At its core, the genre-busting Catherine is about one man’s spiraling descent into guilt and paranoia, triggered by a night of impromptu infidelity. It’s a survival-horror game in the guise of a puzzler, all wrapped up in a uniquely bizarre tale of love and the fear of commitment. It wears its quirkiness on its sleeve, deftly balancing some genuinely unsettling moments with a sense of humour that manages to be both macabre and goofy, and while it may not be everyone’s cup of tea, one thing’s certain: you’ve never played a game quite like Catherine, and that’s a good thing.
You fill the shoes of Vincent, a 32-year old developer who would still rather go for late-night drinking sessions with his friends than spend time with his long-time girlfriend, Katherine. His life takes a turn for the undeniably strange when he meets Catherine; one thing leads to another, and the encounter acts as the springboard for the remainder of the game.

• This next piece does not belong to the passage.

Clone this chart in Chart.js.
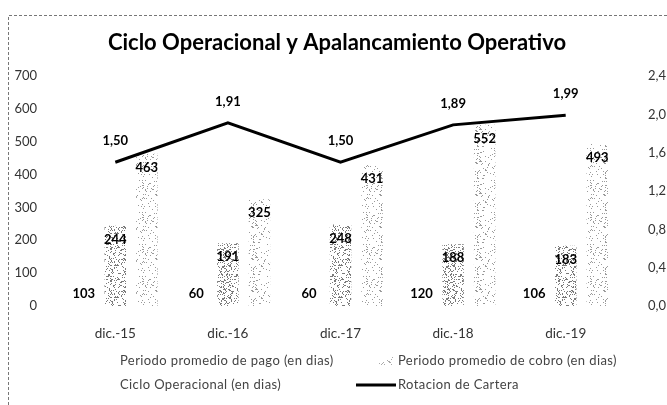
<!DOCTYPE html>
<html><head><meta charset="utf-8">
<script src="https://cdn.jsdelivr.net/npm/chart.js@4.4.1/dist/chart.umd.min.js"></script>
<style>html,body{margin:0;padding:0;background:#fff;}#wrap{position:relative;width:667px;height:405px;}canvas{display:block;}</style>
</head><body><div id="wrap"><canvas id="c" width="667" height="405"></canvas></div>
<script>
// ---- data ----
const categories = ['dic.-15', 'dic.-16', 'dic.-17', 'dic.-18', 'dic.-19'];
const pagoDias = [103, 60, 60, 120, 106];
const cobroDias = [244, 191, 248, 188, 183];
const cicloDias = [463, 325, 431, 552, 493];
const rotacionCartera = [1.50, 1.91, 1.50, 1.89, 1.99];
const leftTicks = [0, 100, 200, 300, 400, 500, 600, 700];
const rightTicks = [0, 0.4, 0.8, 1.2, 1.6, 2.0, 2.4];
const seriesNames = ['Periodo promedio de pago (en dias)', 'Periodo promedio de cobro (en dias)', 'Ciclo Operacional (en dias)', 'Rotacion de Cartera'];
const chartTitle = 'Ciclo Operacional y Apalancamiento Operativo';

const FONT = 'Lato, "Open Sans", sans-serif';

// stipple texture (deterministic hash)
function stipple(threshold, color) {
  const c = document.createElement('canvas');
  c.width = 32; c.height = 32;
  const g = c.getContext('2d');
  g.fillStyle = '#ffffff'; g.fillRect(0, 0, 32, 32);
  g.fillStyle = color;
  for (let y = 0; y < 32; y++) for (let x = 0; x < 32; x++) {
    let h = (x * 374761393 + y * 668265263) | 0;
    h = Math.imul(h ^ (h >>> 13), 1274126177);
    h = (h ^ (h >>> 16)) >>> 0;
    if ((h % 1000) < threshold) g.fillRect(x, y, 1, 1);
  }
  return g.createPattern(c, 'repeat');
}
const ctx0 = document.getElementById('c').getContext('2d');
const cobroFill = stipple(230, '#7a7a7a');
const cicloFill = stipple(110, '#9a9a9a');
const legendCobroFill = stipple(120, '#aaaaaa');

const fmtComma = v => v.toFixed(2).replace('.', ',');

const bgPlugin = {
  id: 'bg',
  beforeDraw(chart) {
    const g = chart.ctx;
    g.save();
    g.fillStyle = '#fff'; g.fillRect(0, 0, chart.width, chart.height);
    g.strokeStyle = '#777'; g.lineWidth = 1; g.setLineDash([3, 2]);
    g.beginPath(); g.moveTo(8.5, 405); g.lineTo(8.5, 15.5); g.lineTo(667, 15.5); g.stroke();
    g.setLineDash([]);
    g.fillStyle = '#000'; g.font = 'bold 22px ' + FONT;
    g.textAlign = 'center'; g.textBaseline = 'middle';
    g.fillText(chartTitle, 337, 43);
    g.restore();
  }
};

const labelPlugin = {
  id: 'vals',
  afterDatasetsDraw(chart) {
    const g = chart.ctx;
    g.save();
    g.textAlign = 'center'; g.textBaseline = 'middle';
    g.fillStyle = '#000';
    g.font = 'bold 13px ' + FONT;
    chart.data.datasets.forEach((ds, di) => {
      const meta = chart.getDatasetMeta(di);
      meta.data.forEach((el, i) => {
        const v = ds.data[i];
        if (ds.type === 'line') {
          g.fillText(fmtComma(v), el.x, el.y - 21);
        } else if (di === 0) {
          g.fillText(String(v), el.x, el.base - 12);
        } else {
          g.fillText(String(v), el.x, el.y + 14);
        }
      });
    });
    g.restore();
  }
};

const legendPlugin = {
  id: 'leg',
  afterDraw(chart) {
    const g = chart.ctx;
    g.save();
    g.font = '13px ' + FONT;
    try { g.letterSpacing = '0.4px'; } catch (e) {}
    g.fillStyle = '#444';
    g.textBaseline = 'middle'; g.textAlign = 'left';
    const r1 = 361, r2 = 385;
    g.fillText(seriesNames[0], 120, r1);
    g.fillStyle = legendCobroFill; g.fillRect(379, r1 - 4, 16, 8);
    g.fillStyle = '#444';
    g.fillText(seriesNames[1], 398, r1);
    g.fillText(seriesNames[2], 120, r2);
    g.strokeStyle = '#000'; g.lineWidth = 3;
    g.beginPath(); g.moveTo(356, r2); g.lineTo(396, r2); g.stroke();
    g.fillText(seriesNames[3], 398, r2);
    g.restore();
  }
};

new Chart(ctx0, {
  data: {
    labels: categories,
    datasets: [
      { type: 'bar', label: seriesNames[0], data: pagoDias, yAxisID: 'y', backgroundColor: '#fff', order: 1 },
      { type: 'bar', label: seriesNames[1], data: cobroDias, yAxisID: 'y', backgroundColor: cobroFill, order: 1 },
      { type: 'bar', label: seriesNames[2], data: cicloDias, yAxisID: 'y', backgroundColor: cicloFill, order: 1 },
      { type: 'line', label: seriesNames[3], data: rotacionCartera, yAxisID: 'y1', borderColor: '#000', borderWidth: 3, pointRadius: 0, tension: 0, order: 0, fill: false }
    ]
  },
  options: {
    responsive: false,
    animation: false,
    events: [],
    datasets: { bar: { categoryPercentage: 0.84, barPercentage: 0.68 } },
    layout: { padding: { left: 0, right: 0, top: 76, bottom: 59 } },
    plugins: { legend: { display: false }, title: { display: false }, tooltip: { enabled: false } },
    scales: {
      x: {
        grid: { display: false }, border: { display: false },
        ticks: { color: '#333', font: { family: FONT, size: 13.5 }, padding: 12 },
        afterFit(s) { s.height = 40; }
      },
      y: {
        position: 'left', min: leftTicks[0], max: leftTicks[leftTicks.length - 1],
        grid: { display: false }, border: { display: false },
        afterBuildTicks(s) { s.ticks = leftTicks.map(v => ({ value: v })); },
        ticks: { color: '#333', font: { family: FONT, size: 13 }, padding: 14 },
        afterFit(s) { s.width = 59; }
      },
      y1: {
        position: 'right', min: rightTicks[0], max: rightTicks[rightTicks.length - 1],
        grid: { display: false }, border: { display: false },
        afterBuildTicks(s) { s.ticks = rightTicks.map(v => ({ value: v })); },
        ticks: { color: '#333', font: { family: FONT, size: 13 }, padding: 18, callback: v => v.toFixed(1).replace('.', ',') },
        afterFit(s) { s.width = 45; }
      }
    }
  },
  plugins: [bgPlugin, labelPlugin, legendPlugin]
});
</script></body></html>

The cheating starts a cycle of nightmares for Vincent – nightmares that seem to be shared via a common dream space between similarly unfaithful men – and it’s here that the bulk of the actual gameplay exists. It uses the popular dream concept that if you die in the dream, you die in real life. Each night you’ll be tasked to overcome a series of towering puzzle blocks in a race to reach the top and finally escape the nightmare.
Interspersed between each Nightmare, the story unfolds in a series of cut-scenes relaying the events during the day. These are linked to a morality meter of sorts, where your choice of conversations and text-message replies would steer the meter left or right. There are also bizarre personal questions which offer no real bearing on the gameplay as such, but do influence which one of the eight endings you will get.
The game runs on the Gamebryo engine and utilizes a cel-shaded look that manages to gel perfectly with the anime cut-scenes. It’s not as technically impressive as some of the bigger guns out there, but works perfectly within the setting and has loads of charm to boot.
In the end it’s a game that is hard to slap a label on. At once innovative and unique, it’s a daring experiment placed against the current trends in gaming. And even if it doesn’t fall within your personal gaming tastes, it’s one of those rare experiences that doesn’t come along often enough, and should at the very least be given a chance. Whether you choose Katherine or Catherine, you’ll be won over in the end.